Le gouvernement aurait également ordonné aux employés du secteur public de travailler à domicile et prolongé les vacances scolaires et universitaires pour éviter les embouteillages sur les routes principales. Cela a permis aux navettes COP29 de circuler rapidement sur de larges boulevards bordés de bâtiments rappelant une capitale impériale.
Le Times of Israel a même appris qu’un spray blanc avait été appliqué le long des rives de la mer Caspienne deux semaines avant la conférence, dans le but d’éliminer les odeurs de pétrole de la promenade en bord de mer.
La police était omniprésente dans la ville, et l’armée semblait surveiller tout le périmètre du stade. À l’intérieur, des centaines, voire des milliers de jeunes bénévoles, étaient prêts à répondre aux questions et à orienter les participants.
Les rares manifestations autorisées, notamment sur le climat et contre les guerres d’Israël, sont restées discrètes.
La « COP des finances »
La COP29, surnommée « la COP des finances », a deux objectifs principaux. Le premier est de finaliser les règles pour les échanges de « crédits carbone », permettant aux pays consommateurs de combustibles fossiles de compenser leurs émissions en achetant des crédits auprès de pays à faibles émissions.
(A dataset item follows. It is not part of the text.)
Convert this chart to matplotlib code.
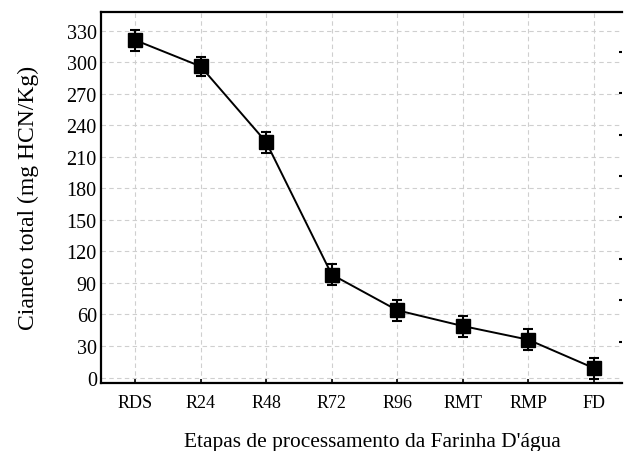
import matplotlib
matplotlib.use("Agg")
import matplotlib.pyplot as plt
import numpy as np

categories = ["RDS", "R24", "R48", "R72", "R96", "RMT", "RMP", "FD"]
values = [321, 296, 224, 98, 64, 49, 36, 9]
errors = [10, 9, 10, 10, 10, 10, 10, 10]
yticks = list(range(0, 331, 30))

plt.rcParams['font.family'] = ['Liberation Serif', 'DejaVu Serif']

fig = plt.figure(figsize=(6.24, 4.52), dpi=100)
ax = fig.add_axes([101/624, (452-384)/452, (622-101)/624, (384-12.7)/452])

x = np.arange(len(categories))
ax.errorbar(x, values, yerr=errors, color='black', marker='s', markersize=10,
            linewidth=1.4, elinewidth=1.5, capsize=3.3, capthick=1.5, zorder=3)

ax.set_xlim(-0.52, 7.43)
ax.set_ylim(-5.2, 348)
ax.set_xticks(x)
ax.set_xticklabels(categories, fontsize=13)
ax.set_yticks(yticks)
ax.set_yticklabels([str(v) for v in yticks], fontsize=14.5)
ax.tick_params(axis='x', direction='in', length=3, width=1.2, pad=8)
ax.tick_params(axis='y', direction='in', length=0, pad=3)
ax.grid(True, color='#cfcfcf', linestyle=(0, (4, 3)), linewidth=0.8)
ax.set_axisbelow(True)

for s in ['left', 'bottom', 'top']:
    ax.spines[s].set_linewidth(1.6)
ax.spines['right'].set_visible(False)

ax.set_ylabel("Cianeto total (mg HCN/Kg)", fontsize=17, labelpad=20)
ax.set_xlabel("Etapas de processamento da Farinha D'água", fontsize=15.4)
ax.xaxis.set_label_coords((372 - 101) / (622 - 101), -(443 - 384) / (384 - 12.7))
ax.xaxis.label.set_va('center')

ax2 = ax.twinx()
ax2.set_ylim(0, 8.97)
ax2.set_yticks(range(0, 9))
ax2.set_yticklabels([])
ax2.tick_params(axis='y', direction='in', length=2, width=1.5)
for s in ax2.spines.values():
    s.set_visible(False)

fig.savefig("out.png", dpi=100)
L’autre objectif est d’augmenter de manière substantielle les financements versés par les pays riches, grands pollueurs, aux pays du Sud pour gérer les conséquences du changement climatique (inondations, sécheresses, élévation du niveau de la mer et phénomènes météorologiques de plus en plus imprévisibles et destructeurs).
Dès le premier jour de la conférence, l’Azerbaïdjan a annoncé des avancées sur le premier objectif, bien que de nombreux problèmes persistent.
En revanche, à mi-parcours de la conférence, aucune avancée notable sur le second objectif n’avait été constatée. Une sculpture de 52 pieds représentant un cachalot échoué sur les rives de la mer Caspienne semblait symboliser parfaitement des discussions au bord de l’échec.
Reste à voir si la situation évoluera et si le Brésil, hôte de la COP30 l’année prochaine, saura faire mieux.